Problem statement - Reproduce, word for word, only the lines from the one containing "What matplotlib code" through the one containing "infusion_level = 0.26", both included.

== Provided records ==

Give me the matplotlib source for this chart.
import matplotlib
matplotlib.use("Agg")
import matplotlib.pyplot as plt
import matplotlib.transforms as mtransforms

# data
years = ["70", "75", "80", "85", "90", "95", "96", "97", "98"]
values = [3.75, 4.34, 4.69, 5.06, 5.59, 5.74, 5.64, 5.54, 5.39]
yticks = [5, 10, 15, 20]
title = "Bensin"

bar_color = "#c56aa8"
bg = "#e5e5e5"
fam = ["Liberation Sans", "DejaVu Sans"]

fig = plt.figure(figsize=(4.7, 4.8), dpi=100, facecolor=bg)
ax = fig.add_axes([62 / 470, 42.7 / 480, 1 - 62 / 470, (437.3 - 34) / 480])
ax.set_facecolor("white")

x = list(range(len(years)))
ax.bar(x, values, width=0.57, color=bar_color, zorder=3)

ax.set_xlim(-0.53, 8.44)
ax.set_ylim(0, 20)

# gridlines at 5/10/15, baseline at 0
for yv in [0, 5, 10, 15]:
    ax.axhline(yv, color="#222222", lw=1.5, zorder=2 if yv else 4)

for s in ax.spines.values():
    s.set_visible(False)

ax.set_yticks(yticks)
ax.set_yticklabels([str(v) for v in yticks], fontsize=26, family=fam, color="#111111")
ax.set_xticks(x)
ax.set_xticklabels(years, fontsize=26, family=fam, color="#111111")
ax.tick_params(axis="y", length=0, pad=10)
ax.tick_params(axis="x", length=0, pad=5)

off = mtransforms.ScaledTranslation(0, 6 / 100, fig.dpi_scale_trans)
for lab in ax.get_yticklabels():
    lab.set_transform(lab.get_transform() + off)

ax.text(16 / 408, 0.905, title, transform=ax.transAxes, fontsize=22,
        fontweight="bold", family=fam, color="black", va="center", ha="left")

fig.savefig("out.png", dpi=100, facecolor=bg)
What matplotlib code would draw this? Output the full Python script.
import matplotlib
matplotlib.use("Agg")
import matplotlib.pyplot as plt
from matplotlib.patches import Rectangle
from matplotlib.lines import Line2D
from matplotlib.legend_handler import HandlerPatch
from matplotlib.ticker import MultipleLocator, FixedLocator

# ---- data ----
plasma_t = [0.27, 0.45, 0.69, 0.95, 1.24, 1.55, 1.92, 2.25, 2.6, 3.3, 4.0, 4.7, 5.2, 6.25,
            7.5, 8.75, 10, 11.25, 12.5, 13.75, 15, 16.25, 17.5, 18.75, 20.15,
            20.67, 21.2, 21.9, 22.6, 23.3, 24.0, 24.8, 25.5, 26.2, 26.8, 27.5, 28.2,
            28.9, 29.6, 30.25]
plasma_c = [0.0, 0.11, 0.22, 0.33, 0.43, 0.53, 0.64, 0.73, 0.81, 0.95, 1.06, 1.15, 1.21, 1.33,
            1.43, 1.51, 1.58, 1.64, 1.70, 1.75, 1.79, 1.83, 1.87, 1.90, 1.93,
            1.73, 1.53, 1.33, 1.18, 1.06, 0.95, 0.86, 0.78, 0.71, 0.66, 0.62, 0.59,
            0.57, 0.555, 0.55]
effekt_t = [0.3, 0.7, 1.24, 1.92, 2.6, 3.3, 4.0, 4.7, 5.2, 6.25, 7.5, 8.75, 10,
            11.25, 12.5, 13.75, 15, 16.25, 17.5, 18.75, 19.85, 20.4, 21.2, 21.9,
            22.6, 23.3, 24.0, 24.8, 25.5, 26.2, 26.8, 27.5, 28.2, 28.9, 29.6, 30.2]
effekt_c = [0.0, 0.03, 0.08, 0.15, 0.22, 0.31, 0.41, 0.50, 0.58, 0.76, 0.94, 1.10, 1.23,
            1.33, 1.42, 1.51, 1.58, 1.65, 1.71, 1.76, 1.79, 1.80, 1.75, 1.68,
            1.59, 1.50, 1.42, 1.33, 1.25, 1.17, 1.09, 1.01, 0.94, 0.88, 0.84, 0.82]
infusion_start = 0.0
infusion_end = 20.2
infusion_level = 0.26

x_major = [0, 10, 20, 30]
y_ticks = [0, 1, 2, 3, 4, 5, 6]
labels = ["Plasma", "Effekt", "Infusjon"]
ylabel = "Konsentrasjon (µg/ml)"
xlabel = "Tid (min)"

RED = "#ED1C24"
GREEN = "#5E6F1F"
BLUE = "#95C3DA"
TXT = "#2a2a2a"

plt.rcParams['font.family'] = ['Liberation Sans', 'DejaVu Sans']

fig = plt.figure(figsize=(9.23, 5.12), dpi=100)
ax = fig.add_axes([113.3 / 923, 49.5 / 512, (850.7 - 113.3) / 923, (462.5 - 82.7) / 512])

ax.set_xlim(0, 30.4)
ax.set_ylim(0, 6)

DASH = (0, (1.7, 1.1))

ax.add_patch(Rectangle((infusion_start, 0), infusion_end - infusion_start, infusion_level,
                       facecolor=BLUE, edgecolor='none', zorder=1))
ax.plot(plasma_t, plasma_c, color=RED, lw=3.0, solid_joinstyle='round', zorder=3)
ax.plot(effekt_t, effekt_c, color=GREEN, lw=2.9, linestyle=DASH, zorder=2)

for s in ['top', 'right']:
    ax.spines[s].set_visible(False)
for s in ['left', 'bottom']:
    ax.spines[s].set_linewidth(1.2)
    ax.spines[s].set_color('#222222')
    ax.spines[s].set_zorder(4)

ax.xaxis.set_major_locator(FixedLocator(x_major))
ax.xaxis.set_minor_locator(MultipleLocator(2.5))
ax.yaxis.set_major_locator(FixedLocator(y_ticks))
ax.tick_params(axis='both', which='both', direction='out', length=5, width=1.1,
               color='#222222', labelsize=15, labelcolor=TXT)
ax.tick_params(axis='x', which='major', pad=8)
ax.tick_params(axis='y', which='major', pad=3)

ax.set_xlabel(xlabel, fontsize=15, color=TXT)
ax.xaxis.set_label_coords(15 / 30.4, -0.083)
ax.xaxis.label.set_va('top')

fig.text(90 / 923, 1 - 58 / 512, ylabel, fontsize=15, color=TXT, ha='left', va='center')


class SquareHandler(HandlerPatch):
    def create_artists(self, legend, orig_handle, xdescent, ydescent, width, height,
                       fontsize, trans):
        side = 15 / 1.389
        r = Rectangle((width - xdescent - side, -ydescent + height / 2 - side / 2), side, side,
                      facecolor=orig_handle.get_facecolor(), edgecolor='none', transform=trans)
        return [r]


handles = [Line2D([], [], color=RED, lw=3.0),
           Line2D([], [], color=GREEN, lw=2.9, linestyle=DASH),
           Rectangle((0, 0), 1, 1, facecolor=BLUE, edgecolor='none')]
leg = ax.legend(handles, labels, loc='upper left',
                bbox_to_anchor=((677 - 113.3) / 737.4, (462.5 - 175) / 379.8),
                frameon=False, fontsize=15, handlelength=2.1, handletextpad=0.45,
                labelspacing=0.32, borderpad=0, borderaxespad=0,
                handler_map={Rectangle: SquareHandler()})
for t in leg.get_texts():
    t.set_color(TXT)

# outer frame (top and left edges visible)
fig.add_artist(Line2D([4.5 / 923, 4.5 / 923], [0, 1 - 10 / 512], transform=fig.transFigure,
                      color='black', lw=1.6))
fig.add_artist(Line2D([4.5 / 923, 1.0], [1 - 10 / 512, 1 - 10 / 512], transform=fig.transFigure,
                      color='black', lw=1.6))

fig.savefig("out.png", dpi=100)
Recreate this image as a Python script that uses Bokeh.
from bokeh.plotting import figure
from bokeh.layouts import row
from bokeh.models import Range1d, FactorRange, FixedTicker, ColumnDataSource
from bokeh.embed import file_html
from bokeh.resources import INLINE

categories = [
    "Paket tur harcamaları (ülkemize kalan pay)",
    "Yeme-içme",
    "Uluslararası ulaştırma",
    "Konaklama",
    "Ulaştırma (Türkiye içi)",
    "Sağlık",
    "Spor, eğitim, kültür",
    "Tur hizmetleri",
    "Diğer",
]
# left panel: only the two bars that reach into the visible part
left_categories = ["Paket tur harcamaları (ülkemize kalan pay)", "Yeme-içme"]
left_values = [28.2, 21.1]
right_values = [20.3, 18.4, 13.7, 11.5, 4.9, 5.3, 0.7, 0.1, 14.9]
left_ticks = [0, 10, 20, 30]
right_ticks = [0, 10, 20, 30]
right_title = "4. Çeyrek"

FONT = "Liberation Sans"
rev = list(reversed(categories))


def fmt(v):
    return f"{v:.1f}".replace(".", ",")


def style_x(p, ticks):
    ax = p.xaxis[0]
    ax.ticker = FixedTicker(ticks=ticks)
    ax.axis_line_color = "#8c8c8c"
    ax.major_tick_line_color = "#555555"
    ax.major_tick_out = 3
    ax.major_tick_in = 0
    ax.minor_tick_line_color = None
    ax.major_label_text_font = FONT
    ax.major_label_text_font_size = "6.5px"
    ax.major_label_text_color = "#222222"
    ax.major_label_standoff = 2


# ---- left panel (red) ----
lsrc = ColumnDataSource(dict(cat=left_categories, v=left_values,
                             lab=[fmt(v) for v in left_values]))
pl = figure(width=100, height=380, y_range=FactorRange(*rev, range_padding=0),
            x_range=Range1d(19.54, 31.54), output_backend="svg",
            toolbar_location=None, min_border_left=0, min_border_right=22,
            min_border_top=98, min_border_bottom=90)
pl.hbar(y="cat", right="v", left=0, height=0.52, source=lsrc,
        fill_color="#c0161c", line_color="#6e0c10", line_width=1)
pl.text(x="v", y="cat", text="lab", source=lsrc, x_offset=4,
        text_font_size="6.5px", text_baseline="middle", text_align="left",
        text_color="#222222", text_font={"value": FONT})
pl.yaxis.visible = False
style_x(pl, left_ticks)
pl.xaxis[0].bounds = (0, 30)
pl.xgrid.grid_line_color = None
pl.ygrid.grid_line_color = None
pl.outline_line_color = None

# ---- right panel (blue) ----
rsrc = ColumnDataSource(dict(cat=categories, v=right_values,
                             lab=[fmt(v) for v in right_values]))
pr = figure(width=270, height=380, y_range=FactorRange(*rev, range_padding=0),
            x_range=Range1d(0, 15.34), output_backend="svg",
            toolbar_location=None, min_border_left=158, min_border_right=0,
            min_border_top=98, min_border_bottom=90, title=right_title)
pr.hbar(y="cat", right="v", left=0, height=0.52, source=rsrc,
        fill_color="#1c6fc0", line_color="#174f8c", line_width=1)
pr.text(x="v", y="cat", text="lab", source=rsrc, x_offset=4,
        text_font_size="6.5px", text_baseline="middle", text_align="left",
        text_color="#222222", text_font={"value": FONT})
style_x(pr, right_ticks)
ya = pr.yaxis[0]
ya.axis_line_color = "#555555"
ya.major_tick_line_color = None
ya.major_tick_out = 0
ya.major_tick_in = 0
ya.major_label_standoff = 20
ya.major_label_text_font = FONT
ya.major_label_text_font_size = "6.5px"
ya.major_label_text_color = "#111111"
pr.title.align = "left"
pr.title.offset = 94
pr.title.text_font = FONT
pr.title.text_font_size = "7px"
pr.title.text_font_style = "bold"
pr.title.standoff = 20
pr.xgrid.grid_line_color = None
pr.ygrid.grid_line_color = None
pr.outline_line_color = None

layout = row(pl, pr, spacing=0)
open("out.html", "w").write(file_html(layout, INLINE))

===

The answer -
What matplotlib code would draw this? Output the full Python script.
import matplotlib
matplotlib.use("Agg")
import matplotlib.pyplot as plt
from matplotlib.patches import Rectangle
from matplotlib.lines import Line2D
from matplotlib.legend_handler import HandlerPatch
from matplotlib.ticker import MultipleLocator, FixedLocator

# ---- data ----
plasma_t = [0.27, 0.45, 0.69, 0.95, 1.24, 1.55, 1.92, 2.25, 2.6, 3.3, 4.0, 4.7, 5.2, 6.25,
            7.5, 8.75, 10, 11.25, 12.5, 13.75, 15, 16.25, 17.5, 18.75, 20.15,
            20.67, 21.2, 21.9, 22.6, 23.3, 24.0, 24.8, 25.5, 26.2, 26.8, 27.5, 28.2,
            28.9, 29.6, 30.25]
plasma_c = [0.0, 0.11, 0.22, 0.33, 0.43, 0.53, 0.64, 0.73, 0.81, 0.95, 1.06, 1.15, 1.21, 1.33,
            1.43, 1.51, 1.58, 1.64, 1.70, 1.75, 1.79, 1.83, 1.87, 1.90, 1.93,
            1.73, 1.53, 1.33, 1.18, 1.06, 0.95, 0.86, 0.78, 0.71, 0.66, 0.62, 0.59,
            0.57, 0.555, 0.55]
effekt_t = [0.3, 0.7, 1.24, 1.92, 2.6, 3.3, 4.0, 4.7, 5.2, 6.25, 7.5, 8.75, 10,
            11.25, 12.5, 13.75, 15, 16.25, 17.5, 18.75, 19.85, 20.4, 21.2, 21.9,
            22.6, 23.3, 24.0, 24.8, 25.5, 26.2, 26.8, 27.5, 28.2, 28.9, 29.6, 30.2]
effekt_c = [0.0, 0.03, 0.08, 0.15, 0.22, 0.31, 0.41, 0.50, 0.58, 0.76, 0.94, 1.10, 1.23,
            1.33, 1.42, 1.51, 1.58, 1.65, 1.71, 1.76, 1.79, 1.80, 1.75, 1.68,
            1.59, 1.50, 1.42, 1.33, 1.25, 1.17, 1.09, 1.01, 0.94, 0.88, 0.84, 0.82]
infusion_start = 0.0
infusion_end = 20.2
infusion_level = 0.26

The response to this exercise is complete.